> EXERCISE DETAILS:
Wherever the string "with" appears in a line, extract that line.

Figure scripts

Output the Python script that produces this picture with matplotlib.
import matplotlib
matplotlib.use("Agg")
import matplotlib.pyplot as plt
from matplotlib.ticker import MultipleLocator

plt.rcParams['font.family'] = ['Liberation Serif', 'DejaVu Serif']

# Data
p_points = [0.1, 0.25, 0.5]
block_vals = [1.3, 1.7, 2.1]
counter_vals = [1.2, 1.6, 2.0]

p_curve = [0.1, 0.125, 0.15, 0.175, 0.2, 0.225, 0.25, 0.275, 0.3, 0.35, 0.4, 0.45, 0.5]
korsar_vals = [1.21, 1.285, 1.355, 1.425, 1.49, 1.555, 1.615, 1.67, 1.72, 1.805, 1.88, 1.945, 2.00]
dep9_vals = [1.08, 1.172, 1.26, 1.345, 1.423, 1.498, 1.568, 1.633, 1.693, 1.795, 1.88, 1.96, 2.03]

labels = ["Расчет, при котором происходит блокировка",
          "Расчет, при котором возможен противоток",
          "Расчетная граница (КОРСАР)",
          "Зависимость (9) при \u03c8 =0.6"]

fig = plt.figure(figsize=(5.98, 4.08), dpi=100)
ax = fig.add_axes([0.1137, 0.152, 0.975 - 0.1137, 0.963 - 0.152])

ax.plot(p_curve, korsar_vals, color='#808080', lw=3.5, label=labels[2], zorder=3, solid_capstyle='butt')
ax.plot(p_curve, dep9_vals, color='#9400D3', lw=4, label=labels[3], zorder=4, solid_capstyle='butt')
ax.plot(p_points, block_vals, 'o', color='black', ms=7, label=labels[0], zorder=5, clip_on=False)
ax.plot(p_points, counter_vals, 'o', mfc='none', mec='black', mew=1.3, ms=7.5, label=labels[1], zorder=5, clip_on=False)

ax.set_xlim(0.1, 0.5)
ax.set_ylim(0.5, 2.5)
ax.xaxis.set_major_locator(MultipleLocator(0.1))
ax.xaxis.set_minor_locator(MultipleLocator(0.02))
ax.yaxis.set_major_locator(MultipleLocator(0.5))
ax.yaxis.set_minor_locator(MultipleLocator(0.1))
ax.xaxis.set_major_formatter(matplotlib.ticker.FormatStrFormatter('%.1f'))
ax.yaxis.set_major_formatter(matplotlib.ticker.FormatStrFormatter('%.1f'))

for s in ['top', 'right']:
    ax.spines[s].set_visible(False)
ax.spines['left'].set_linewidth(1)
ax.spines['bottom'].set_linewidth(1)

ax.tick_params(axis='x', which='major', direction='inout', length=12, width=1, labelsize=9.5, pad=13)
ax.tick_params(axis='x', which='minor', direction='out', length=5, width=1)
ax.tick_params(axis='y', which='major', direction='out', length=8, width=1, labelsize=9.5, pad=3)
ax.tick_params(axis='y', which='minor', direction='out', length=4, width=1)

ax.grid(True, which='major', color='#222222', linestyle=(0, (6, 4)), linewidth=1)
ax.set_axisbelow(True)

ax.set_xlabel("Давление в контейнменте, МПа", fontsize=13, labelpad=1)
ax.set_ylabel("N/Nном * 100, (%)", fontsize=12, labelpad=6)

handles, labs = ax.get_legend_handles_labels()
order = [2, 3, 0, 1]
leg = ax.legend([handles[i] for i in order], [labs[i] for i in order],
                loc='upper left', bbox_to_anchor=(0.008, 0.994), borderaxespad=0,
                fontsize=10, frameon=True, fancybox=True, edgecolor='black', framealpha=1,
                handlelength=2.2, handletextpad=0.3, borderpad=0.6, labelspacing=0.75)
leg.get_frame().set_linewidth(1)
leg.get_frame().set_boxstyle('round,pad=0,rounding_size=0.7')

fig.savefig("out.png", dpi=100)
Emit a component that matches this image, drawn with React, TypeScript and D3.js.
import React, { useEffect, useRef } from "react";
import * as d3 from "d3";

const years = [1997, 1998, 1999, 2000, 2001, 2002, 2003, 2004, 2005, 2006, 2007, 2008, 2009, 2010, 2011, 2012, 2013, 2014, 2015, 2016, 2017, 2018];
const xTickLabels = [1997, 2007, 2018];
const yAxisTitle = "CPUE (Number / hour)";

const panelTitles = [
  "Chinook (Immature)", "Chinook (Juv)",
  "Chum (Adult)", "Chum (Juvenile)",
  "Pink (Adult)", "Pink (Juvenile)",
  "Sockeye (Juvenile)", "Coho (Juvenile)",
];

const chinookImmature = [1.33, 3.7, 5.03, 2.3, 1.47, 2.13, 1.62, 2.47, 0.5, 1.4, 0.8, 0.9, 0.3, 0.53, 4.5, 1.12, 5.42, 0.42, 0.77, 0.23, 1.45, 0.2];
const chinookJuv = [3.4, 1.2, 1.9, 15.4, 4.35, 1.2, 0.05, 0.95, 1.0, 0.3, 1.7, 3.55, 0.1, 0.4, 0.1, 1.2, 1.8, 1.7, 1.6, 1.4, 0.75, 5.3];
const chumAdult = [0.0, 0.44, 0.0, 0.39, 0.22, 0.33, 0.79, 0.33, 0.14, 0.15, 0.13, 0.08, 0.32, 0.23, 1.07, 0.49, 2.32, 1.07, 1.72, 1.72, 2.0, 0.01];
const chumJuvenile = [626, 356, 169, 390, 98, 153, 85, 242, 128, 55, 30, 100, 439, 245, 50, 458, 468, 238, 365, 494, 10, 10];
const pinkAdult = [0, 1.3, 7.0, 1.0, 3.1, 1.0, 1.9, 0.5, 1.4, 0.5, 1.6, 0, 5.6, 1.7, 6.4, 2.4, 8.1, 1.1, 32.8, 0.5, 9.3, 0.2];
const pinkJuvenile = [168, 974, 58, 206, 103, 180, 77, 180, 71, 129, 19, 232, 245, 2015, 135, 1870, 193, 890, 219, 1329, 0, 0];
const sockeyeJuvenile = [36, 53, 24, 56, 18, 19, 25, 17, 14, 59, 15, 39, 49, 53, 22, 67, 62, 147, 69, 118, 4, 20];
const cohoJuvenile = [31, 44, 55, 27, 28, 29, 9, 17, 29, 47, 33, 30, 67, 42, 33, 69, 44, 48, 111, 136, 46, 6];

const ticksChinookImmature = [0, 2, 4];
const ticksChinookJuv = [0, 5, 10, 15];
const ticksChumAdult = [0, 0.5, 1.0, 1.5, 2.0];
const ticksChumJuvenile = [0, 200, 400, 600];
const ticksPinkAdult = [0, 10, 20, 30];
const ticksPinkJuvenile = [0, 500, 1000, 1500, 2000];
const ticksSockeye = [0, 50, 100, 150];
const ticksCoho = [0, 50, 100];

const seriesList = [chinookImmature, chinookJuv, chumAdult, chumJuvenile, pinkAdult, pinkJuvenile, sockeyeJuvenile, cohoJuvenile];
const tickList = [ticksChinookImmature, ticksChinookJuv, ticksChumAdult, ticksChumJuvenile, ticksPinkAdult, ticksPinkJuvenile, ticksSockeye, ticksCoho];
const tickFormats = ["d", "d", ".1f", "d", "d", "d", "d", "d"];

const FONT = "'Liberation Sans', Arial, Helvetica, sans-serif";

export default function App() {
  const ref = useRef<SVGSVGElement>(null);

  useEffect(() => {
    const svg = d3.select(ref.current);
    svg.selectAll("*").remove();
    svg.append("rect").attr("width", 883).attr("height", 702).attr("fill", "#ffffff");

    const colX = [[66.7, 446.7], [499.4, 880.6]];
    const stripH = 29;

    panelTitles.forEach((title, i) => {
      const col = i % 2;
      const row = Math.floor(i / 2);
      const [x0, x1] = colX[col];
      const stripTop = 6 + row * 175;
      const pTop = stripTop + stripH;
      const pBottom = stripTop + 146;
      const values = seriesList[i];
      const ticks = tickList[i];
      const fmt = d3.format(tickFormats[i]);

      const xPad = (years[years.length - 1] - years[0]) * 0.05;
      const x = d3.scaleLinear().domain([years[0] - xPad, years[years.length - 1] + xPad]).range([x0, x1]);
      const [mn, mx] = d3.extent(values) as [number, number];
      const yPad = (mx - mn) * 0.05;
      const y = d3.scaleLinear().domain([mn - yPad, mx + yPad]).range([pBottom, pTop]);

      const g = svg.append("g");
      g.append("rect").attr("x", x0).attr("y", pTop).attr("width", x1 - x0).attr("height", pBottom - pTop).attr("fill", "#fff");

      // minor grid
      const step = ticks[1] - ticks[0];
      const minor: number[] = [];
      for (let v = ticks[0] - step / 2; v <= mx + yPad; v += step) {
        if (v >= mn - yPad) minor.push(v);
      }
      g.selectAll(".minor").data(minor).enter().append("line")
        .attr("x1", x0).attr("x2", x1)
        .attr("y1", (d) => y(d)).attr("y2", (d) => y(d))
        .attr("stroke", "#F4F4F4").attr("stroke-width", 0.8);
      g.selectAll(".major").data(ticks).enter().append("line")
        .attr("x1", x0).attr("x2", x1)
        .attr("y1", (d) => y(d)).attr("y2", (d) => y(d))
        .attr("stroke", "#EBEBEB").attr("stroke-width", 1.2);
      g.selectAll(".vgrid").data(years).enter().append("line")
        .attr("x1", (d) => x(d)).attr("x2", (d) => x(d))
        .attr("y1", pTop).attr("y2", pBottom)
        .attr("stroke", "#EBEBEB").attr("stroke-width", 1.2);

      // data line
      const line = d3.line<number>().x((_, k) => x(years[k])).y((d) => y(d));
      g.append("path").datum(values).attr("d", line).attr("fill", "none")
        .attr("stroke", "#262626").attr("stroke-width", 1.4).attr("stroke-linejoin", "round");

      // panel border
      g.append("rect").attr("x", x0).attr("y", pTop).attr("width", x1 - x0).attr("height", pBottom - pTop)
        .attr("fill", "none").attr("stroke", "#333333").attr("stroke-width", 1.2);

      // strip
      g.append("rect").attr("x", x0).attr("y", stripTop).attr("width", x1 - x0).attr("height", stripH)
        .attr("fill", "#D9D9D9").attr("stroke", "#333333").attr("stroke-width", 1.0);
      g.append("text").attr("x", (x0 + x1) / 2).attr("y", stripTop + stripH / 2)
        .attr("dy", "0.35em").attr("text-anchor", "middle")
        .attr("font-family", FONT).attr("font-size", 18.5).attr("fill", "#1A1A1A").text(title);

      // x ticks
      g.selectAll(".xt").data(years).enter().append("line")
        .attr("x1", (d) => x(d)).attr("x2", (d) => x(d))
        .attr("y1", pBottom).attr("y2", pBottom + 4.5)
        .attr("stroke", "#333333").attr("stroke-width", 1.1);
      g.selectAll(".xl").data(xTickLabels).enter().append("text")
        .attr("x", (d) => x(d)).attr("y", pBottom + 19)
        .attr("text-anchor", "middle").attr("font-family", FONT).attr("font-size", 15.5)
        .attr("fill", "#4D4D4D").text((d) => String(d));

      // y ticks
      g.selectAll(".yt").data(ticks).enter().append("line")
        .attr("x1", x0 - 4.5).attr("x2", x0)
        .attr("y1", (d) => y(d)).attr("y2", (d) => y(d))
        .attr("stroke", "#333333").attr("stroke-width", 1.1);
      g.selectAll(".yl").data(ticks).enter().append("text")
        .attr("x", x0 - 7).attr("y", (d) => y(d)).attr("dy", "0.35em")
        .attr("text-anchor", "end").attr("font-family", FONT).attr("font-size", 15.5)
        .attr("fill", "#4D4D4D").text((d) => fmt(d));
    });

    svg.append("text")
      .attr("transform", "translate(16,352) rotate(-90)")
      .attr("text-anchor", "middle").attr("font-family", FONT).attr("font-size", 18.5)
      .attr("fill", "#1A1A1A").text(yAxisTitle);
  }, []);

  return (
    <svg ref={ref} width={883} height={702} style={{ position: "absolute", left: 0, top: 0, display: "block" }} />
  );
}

> RESPONSE:
Output the Python script that produces this picture with matplotlib.
Emit a component that matches this image, drawn with React, TypeScript and D3.js.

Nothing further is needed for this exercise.